> _THE TASK_: Copy all of the material exactly. Pictures are not to appear in the copy.

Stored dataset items
● ● ● ● ●

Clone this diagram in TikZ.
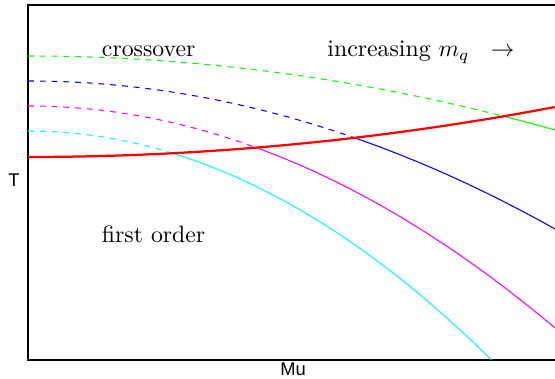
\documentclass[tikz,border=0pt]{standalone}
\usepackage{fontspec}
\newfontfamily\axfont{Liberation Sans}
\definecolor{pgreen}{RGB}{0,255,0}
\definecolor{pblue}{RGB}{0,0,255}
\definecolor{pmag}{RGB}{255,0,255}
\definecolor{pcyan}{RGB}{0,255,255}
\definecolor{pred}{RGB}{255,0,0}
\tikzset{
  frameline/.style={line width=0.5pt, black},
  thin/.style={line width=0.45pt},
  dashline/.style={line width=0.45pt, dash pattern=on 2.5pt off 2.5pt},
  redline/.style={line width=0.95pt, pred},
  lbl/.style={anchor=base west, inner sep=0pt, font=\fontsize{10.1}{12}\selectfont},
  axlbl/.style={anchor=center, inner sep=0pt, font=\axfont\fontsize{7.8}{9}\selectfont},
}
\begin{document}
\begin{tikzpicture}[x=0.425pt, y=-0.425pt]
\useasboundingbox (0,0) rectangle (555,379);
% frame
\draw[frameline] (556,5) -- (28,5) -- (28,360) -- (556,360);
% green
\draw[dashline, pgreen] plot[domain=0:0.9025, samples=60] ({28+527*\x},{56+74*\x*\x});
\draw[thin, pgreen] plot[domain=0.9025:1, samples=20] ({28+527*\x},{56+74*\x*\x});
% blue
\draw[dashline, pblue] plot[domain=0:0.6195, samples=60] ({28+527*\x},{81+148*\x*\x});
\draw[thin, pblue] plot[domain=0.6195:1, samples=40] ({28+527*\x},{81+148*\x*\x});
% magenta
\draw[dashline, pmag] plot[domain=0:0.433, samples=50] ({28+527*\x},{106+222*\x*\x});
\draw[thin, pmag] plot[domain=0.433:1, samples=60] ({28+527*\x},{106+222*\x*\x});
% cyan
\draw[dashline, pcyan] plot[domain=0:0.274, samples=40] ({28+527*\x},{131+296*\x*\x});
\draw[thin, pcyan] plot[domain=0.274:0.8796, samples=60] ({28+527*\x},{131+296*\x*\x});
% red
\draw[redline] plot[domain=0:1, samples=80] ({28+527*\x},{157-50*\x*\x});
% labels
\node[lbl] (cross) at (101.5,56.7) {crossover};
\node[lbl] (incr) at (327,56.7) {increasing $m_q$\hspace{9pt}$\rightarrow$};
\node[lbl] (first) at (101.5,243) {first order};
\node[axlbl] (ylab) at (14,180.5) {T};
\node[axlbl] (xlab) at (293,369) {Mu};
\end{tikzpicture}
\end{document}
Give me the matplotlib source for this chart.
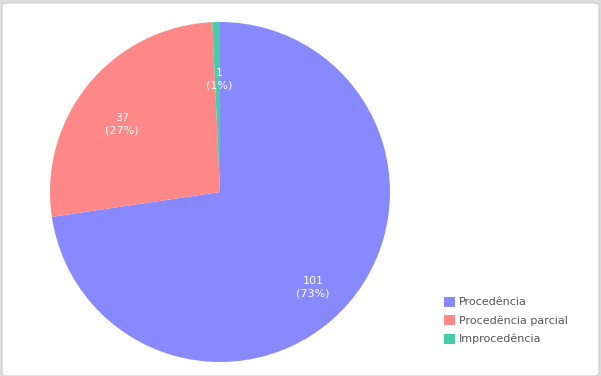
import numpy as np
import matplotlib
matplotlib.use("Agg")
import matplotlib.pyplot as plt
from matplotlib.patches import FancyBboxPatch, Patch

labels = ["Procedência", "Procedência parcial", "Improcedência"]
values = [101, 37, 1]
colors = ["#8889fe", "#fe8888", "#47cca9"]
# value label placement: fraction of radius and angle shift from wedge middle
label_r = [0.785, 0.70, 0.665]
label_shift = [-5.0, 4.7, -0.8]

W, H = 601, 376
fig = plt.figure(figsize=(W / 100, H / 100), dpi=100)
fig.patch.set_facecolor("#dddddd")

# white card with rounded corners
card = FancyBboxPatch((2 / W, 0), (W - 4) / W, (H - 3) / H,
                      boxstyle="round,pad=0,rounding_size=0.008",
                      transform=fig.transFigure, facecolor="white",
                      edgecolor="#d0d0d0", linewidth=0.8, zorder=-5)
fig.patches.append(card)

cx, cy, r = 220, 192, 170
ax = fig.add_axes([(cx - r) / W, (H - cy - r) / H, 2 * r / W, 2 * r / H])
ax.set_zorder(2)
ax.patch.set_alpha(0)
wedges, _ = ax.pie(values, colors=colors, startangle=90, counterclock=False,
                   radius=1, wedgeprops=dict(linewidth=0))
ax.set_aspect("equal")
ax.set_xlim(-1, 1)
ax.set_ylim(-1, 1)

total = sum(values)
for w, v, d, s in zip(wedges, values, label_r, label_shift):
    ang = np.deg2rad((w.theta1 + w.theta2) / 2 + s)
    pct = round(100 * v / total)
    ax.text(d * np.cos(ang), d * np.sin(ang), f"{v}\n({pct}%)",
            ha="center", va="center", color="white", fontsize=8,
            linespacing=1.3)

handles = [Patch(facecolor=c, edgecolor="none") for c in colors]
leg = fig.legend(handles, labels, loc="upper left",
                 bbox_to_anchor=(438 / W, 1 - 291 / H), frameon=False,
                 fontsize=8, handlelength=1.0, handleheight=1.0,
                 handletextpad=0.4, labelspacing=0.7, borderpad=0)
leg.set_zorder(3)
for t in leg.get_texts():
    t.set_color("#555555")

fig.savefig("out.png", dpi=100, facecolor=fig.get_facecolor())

● ● ● ● ●

> _COMPLETED EXERCISE_:
Clone this diagram in TikZ.
\documentclass[tikz,border=0pt]{standalone}
\usepackage{fontspec}
\newfontfamily\axfont{Liberation Sans}
\definecolor{pgreen}{RGB}{0,255,0}
\definecolor{pblue}{RGB}{0,0,255}
\definecolor{pmag}{RGB}{255,0,255}
\definecolor{pcyan}{RGB}{0,255,255}
\definecolor{pred}{RGB}{255,0,0}
\tikzset{
  frameline/.style={line width=0.5pt, black},
  thin/.style={line width=0.45pt},
  dashline/.style={line width=0.45pt, dash pattern=on 2.5pt off 2.5pt},
  redline/.style={line width=0.95pt, pred},
  lbl/.style={anchor=base west, inner sep=0pt, font=\fontsize{10.1}{12}\selectfont},
  axlbl/.style={anchor=center, inner sep=0pt, font=\axfont\fontsize{7.8}{9}\selectfont},
}
\begin{document}
\begin{tikzpicture}[x=0.425pt, y=-0.425pt]
\useasboundingbox (0,0) rectangle (555,379);
% frame
\draw[frameline] (556,5) -- (28,5) -- (28,360) -- (556,360);
% green
\draw[dashline, pgreen] plot[domain=0:0.9025, samples=60] ({28+527*\x},{56+74*\x*\x});
\draw[thin, pgreen] plot[domain=0.9025:1, samples=20] ({28+527*\x},{56+74*\x*\x});
% blue
\draw[dashline, pblue] plot[domain=0:0.6195, samples=60] ({28+527*\x},{81+148*\x*\x});
\draw[thin, pblue] plot[domain=0.6195:1, samples=40] ({28+527*\x},{81+148*\x*\x});
% magenta
\draw[dashline, pmag] plot[domain=0:0.433, samples=50] ({28+527*\x},{106+222*\x*\x});
\draw[thin, pmag] plot[domain=0.433:1, samples=60] ({28+527*\x},{106+222*\x*\x});
% cyan
\draw[dashline, pcyan] plot[domain=0:0.274, samples=40] ({28+527*\x},{131+296*\x*\x});
\draw[thin, pcyan] plot[domain=0.274:0.8796, samples=60] ({28+527*\x},{131+296*\x*\x});
% red
\draw[redline] plot[domain=0:1, samples=80] ({28+527*\x},{157-50*\x*\x});
% labels
\node[lbl] (cross) at (101.5,56.7) {crossover};
\node[lbl] (incr) at (327,56.7) {increasing $m_q$\hspace{9pt}$\rightarrow$};
\node[lbl] (first) at (101.5,243) {first order};
\node[axlbl] (ylab) at (14,180.5) {T};
\node[axlbl] (xlab) at (293,369) {Mu};
\end{tikzpicture}
\end{document}
Give me the matplotlib source for this chart.
import numpy as np
import matplotlib
matplotlib.use("Agg")
import matplotlib.pyplot as plt
from matplotlib.patches import FancyBboxPatch, Patch

labels = ["Procedência", "Procedência parcial", "Improcedência"]
values = [101, 37, 1]
colors = ["#8889fe", "#fe8888", "#47cca9"]
# value label placement: fraction of radius and angle shift from wedge middle
label_r = [0.785, 0.70, 0.665]
label_shift = [-5.0, 4.7, -0.8]

W, H = 601, 376
fig = plt.figure(figsize=(W / 100, H / 100), dpi=100)
fig.patch.set_facecolor("#dddddd")

# white card with rounded corners
card = FancyBboxPatch((2 / W, 0), (W - 4) / W, (H - 3) / H,
                      boxstyle="round,pad=0,rounding_size=0.008",
                      transform=fig.transFigure, facecolor="white",
                      edgecolor="#d0d0d0", linewidth=0.8, zorder=-5)
fig.patches.append(card)

cx, cy, r = 220, 192, 170
ax = fig.add_axes([(cx - r) / W, (H - cy - r) / H, 2 * r / W, 2 * r / H])
ax.set_zorder(2)
ax.patch.set_alpha(0)
wedges, _ = ax.pie(values, colors=colors, startangle=90, counterclock=False,
                   radius=1, wedgeprops=dict(linewidth=0))
ax.set_aspect("equal")
ax.set_xlim(-1, 1)
ax.set_ylim(-1, 1)

total = sum(values)
for w, v, d, s in zip(wedges, values, label_r, label_shift):
    ang = np.deg2rad((w.theta1 + w.theta2) / 2 + s)
    pct = round(100 * v / total)
    ax.text(d * np.cos(ang), d * np.sin(ang), f"{v}\n({pct}%)",
            ha="center", va="center", color="white", fontsize=8,
            linespacing=1.3)

handles = [Patch(facecolor=c, edgecolor="none") for c in colors]
leg = fig.legend(handles, labels, loc="upper left",
                 bbox_to_anchor=(438 / W, 1 - 291 / H), frameon=False,
                 fontsize=8, handlelength=1.0, handleheight=1.0,
                 handletextpad=0.4, labelspacing=0.7, borderpad=0)
leg.set_zorder(3)
for t in leg.get_texts():
    t.set_color("#555555")

fig.savefig("out.png", dpi=100, facecolor=fig.get_facecolor())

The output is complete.